High-speed switching requires a compact PCB layout. The highest di/dt loops must be minimized, and ceramic capacitors should be placed directly beside the relevant switching devices.

Buck Layout Priority

Keep the input capacitor, high-side MOSFET, low-side diode or MOSFET, and ground return in a very small loop. Separate the noisy switch node from feedback and analog ground traces.

Boost Layout Priority

Keep the inductor, MOSFET, diode, output capacitor, and return path compact. Minimize switch-node copper area and place the output capacitor close to the diode and load return.

Poor layout can produce ringing, overshoot, unstable feedback, excess radiated emissions, and additional switching loss. RC snubbers or other damping networks may be required in high-power designs.

Thermal Stress

At high current, conduction and switching losses create significant heat. Copper pours, thermal vias, suitable component spacing, and heat sinking may be required. In a boost converter, the output diode or synchronous MOSFET often experiences high pulsed current.
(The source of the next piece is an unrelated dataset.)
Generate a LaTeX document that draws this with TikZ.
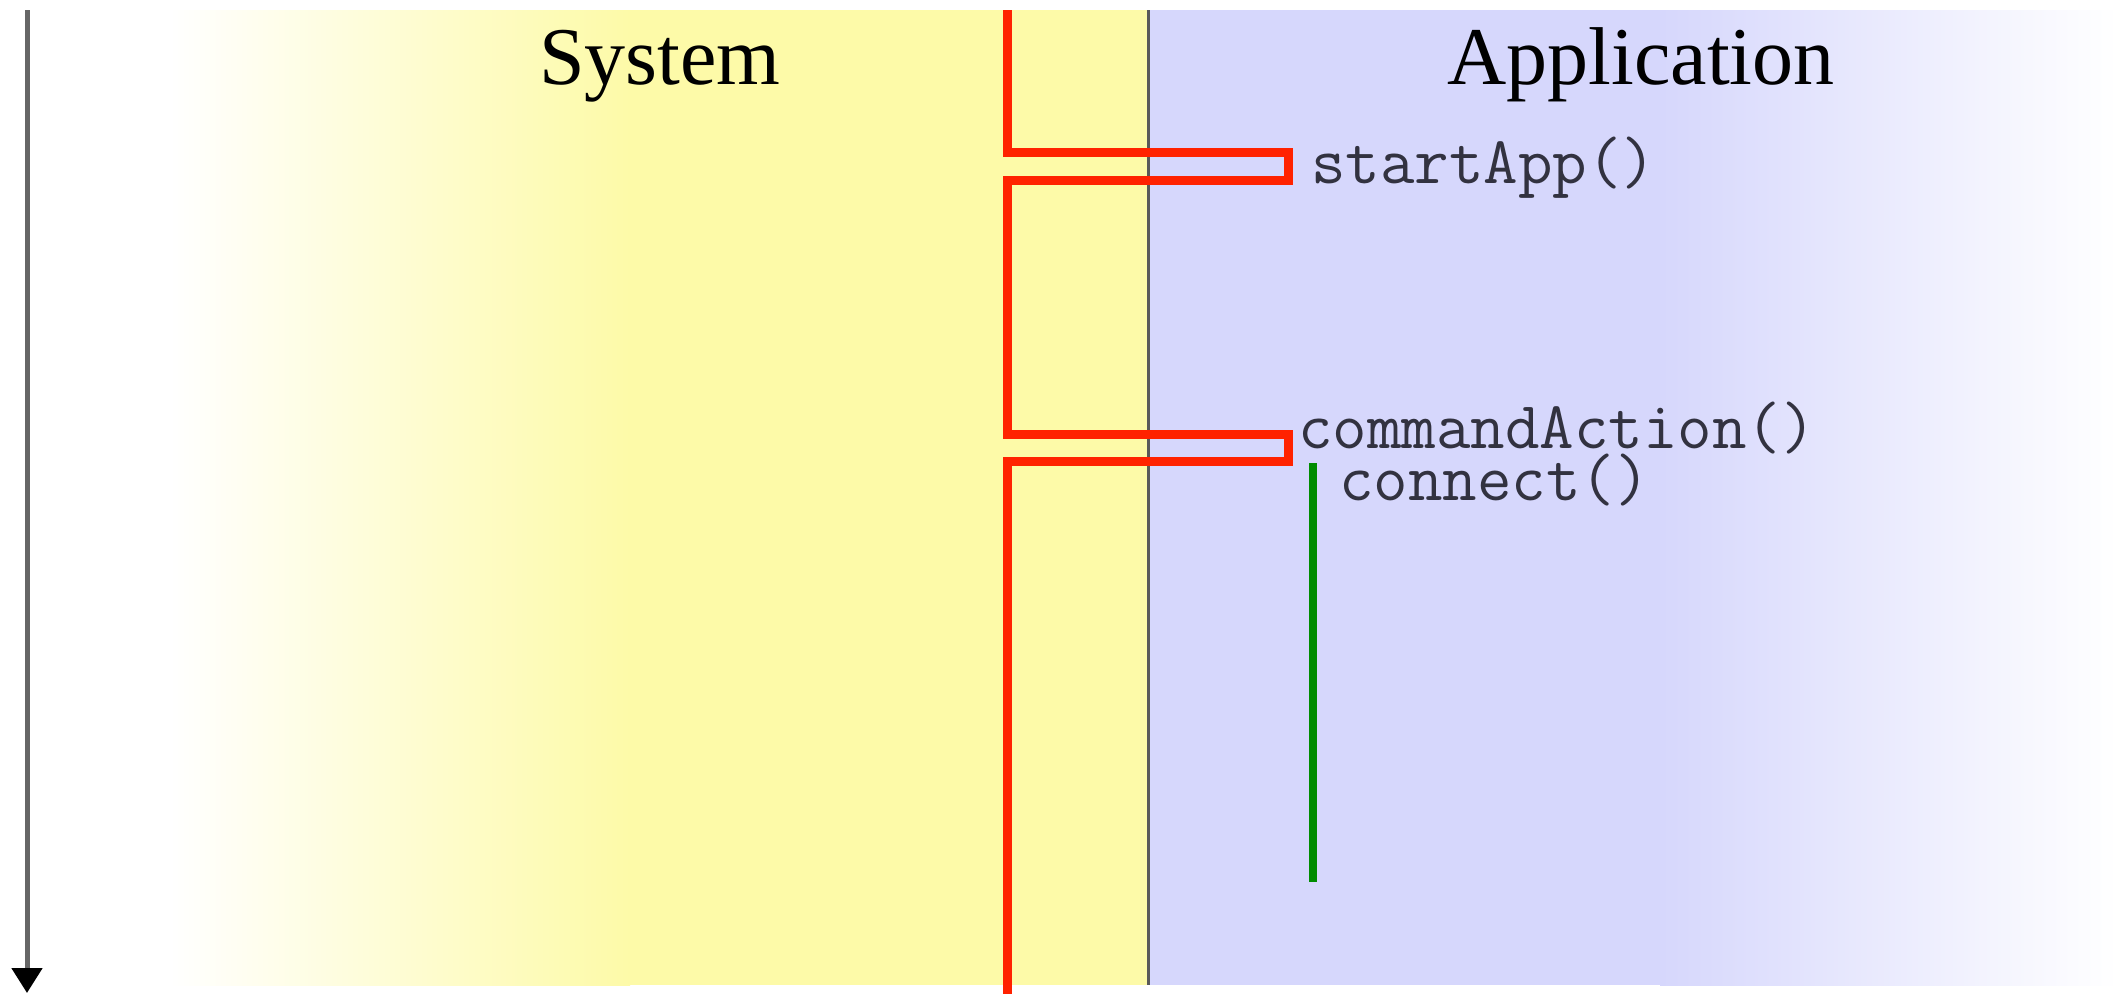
\documentclass[tikz,border=0pt]{standalone}
\usepackage{fontspec}
\setmainfont{Liberation Serif}
\usetikzlibrary{arrows.meta}
\definecolor{sysyellow}{RGB}{253,250,168}
\definecolor{appblue}{RGB}{214,215,252}
\definecolor{flowred}{RGB}{255,34,0}
\definecolor{callgreen}{RGB}{0,140,0}
\definecolor{codegray}{RGB}{50,50,64}
\tikzset{
  lane title/.style={font=\fontsize{82}{90}\selectfont, text=black, inner sep=0pt, anchor=base},
  call label/.style={font=\ttfamily\fontsize{67}{72}\selectfont, text=codegray, inner sep=0pt, anchor=base west},
  control flow/.style={draw=flowred, line width=9pt, line join=miter},
  nested call/.style={draw=callgreen, line width=8pt},
  time axis/.style={draw=black!60, line width=5pt, -{Triangle[width=30pt,length=25pt,color=black]}},
  lane border/.style={draw=black!65, line width=3pt}
}
\begin{document}
\begin{tikzpicture}[x=1pt,y=-1pt]
\useasboundingbox (0,0) rectangle (2118,994);
\fill[white] (0,0) rectangle (2118,994);
% system lane
\shade[left color=white, right color=sysyellow] (170,10) rectangle (630,985);
\fill[sysyellow] (629,10) rectangle (1148,985);
% application lane
\fill[appblue] (1148,10) rectangle (1661,985);
\shade[left color=appblue, right color=white] (1660,10) rectangle (2118,985);
\draw[lane border] (1148,10) -- (1148,985);

\node[lane title] (sys) at (660,84) {System};
\node[lane title] (app) at (1641,84) {Application};

% time axis
\coordinate (tstart) at (27,10);
\coordinate (tend) at (27,993);
\draw[time axis] (tstart) -- (tend);

% control flow between system and application
\coordinate (r0) at (1007,10);
\coordinate (r1) at (1007,152);
\coordinate (r2) at (1288,152);
\coordinate (r3) at (1288,180);
\coordinate (r4) at (1007,180);
\coordinate (r5) at (1007,434);
\coordinate (r6) at (1288,434);
\coordinate (r7) at (1288,461);
\coordinate (r8) at (1007,461);
\coordinate (r9) at (1007,994);
\draw[control flow] (r0) -- (r1) -- (r2) -- (r3) -- (r4) -- (r5) -- (r6) -- (r7) -- (r8) -- (r9);

\node[call label] (start) at (1311,183) {startApp()};
\node[call label] (cmd) at (1298,448) {commandAction()};
\node[call label] (conn) at (1339,500) {connect()};

% nested call duration
\coordinate (g0) at (1313,463);
\coordinate (g1) at (1313,882);
\draw[nested call] (g0) -- (g1);
\end{tikzpicture}
\end{document}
In a buck converter, both the high-side and low-side devices carry a large portion of the load current.

Applications

Buck Converter Applications

  • Converting 12 V or 5 V to 3.3 V, 1.8 V, or 1.2 V processor rails
  • Automotive 12 V battery to 5 V or 3.3 V electronics
  • Telecom and server intermediate-bus conversion
  • Battery-powered embedded systems
  • Low-voltage LED drivers where the supply exceeds the LED-string voltage
  • FPGA, CPU, memory, and sensor power supplies

Boost Converter Applications

  • Single-cell Li-ion battery to 5 V USB power
  • White-LED strings requiring a voltage above the battery rail
  • Bias and auxiliary supply rails
  • 3.3 V to 5 V conversion for CAN or RS-485 transceivers
  • Portable instruments and battery-powered sensors
  • Charging and energy-harvesting circuits

How to Choose Between a Buck and Boost Converter

The first decision is based on the complete input-voltage range and the required regulated output voltage.

  • Choose a buck converter when Vout is below Vin(min).
  • Choose a boost converter when Vout is above Vin(max).
  • Choose a buck–boost, SEPIC, or related topology when the input can move both above and below the required output.
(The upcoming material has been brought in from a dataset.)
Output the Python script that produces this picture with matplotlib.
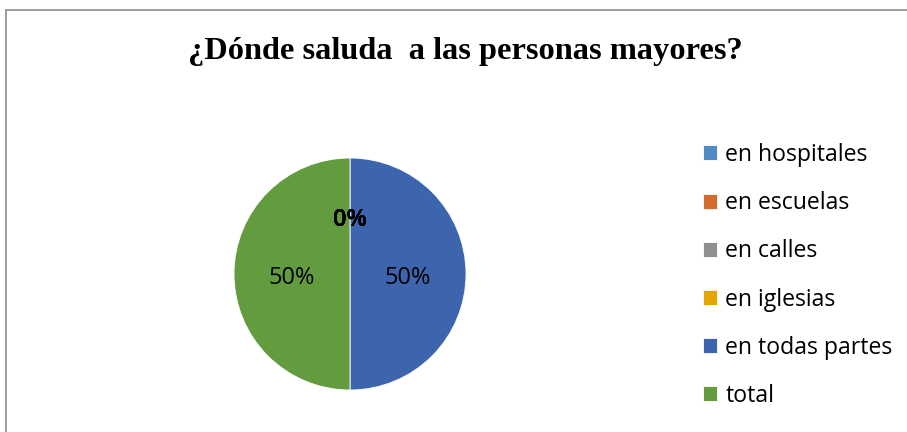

Engineer’s Selection Checklist

  1. Compare voltage ranges: Check minimum and maximum input voltage, not only the nominal value.
  2. Calculate duty-cycle limits: Very high duty cycle increases current, stress, and loss. A boost duty cycle above approximately 0.85 may justify a different topology.
  3. Check load dynamics: A buck converter is generally easier to stabilize for fast-changing loads.
  4. Estimate current stress: In a boost converter, input and inductor current can be much higher than output current.
  5. Set an efficiency target: Use synchronous rectification when diode loss becomes significant.
  6. Review ripple sensitivity: Buck ripple is strongest at the input; boost ripple is strongest at the output.
  7. Check device ratings: Include switching overshoot and thermal derating, not only nominal voltage and current.
  8. Evaluate EMI and layout: Select a topology whose noisy node is easier to filter in the target system.
  9. Consider size and cost: Higher inductance, additional filtering, snubbers, synchronous drivers, and multiphase control all affect board area and cost.
Important: When Vout is very close to Vin, confirm that the selected controller supports the required minimum ON time, minimum OFF time, duty-cycle range, dropout behavior, and light-load operating mode.

Conclusion

Buck and boost converters are simple in principle but behave very differently in real hardware. A buck converter provides efficient step-down conversion, nearly continuous output current, relatively low output ripple, and straightforward control dynamics. A boost converter provides step-up conversion, smoother input current, and the ability to generate a higher rail from a lower source, but its pulsed output current and right-half-plane zero make filtering and control more demanding.

The correct choice depends on the full input and output voltage range, current level, transient requirements, efficiency target, ripple tolerance, thermal limits, EMI goals, component ratings, board area, and cost. In practical terms, use a buck converter for reliable step-down regulation and a boost converter when a stable voltage above the available supply is required.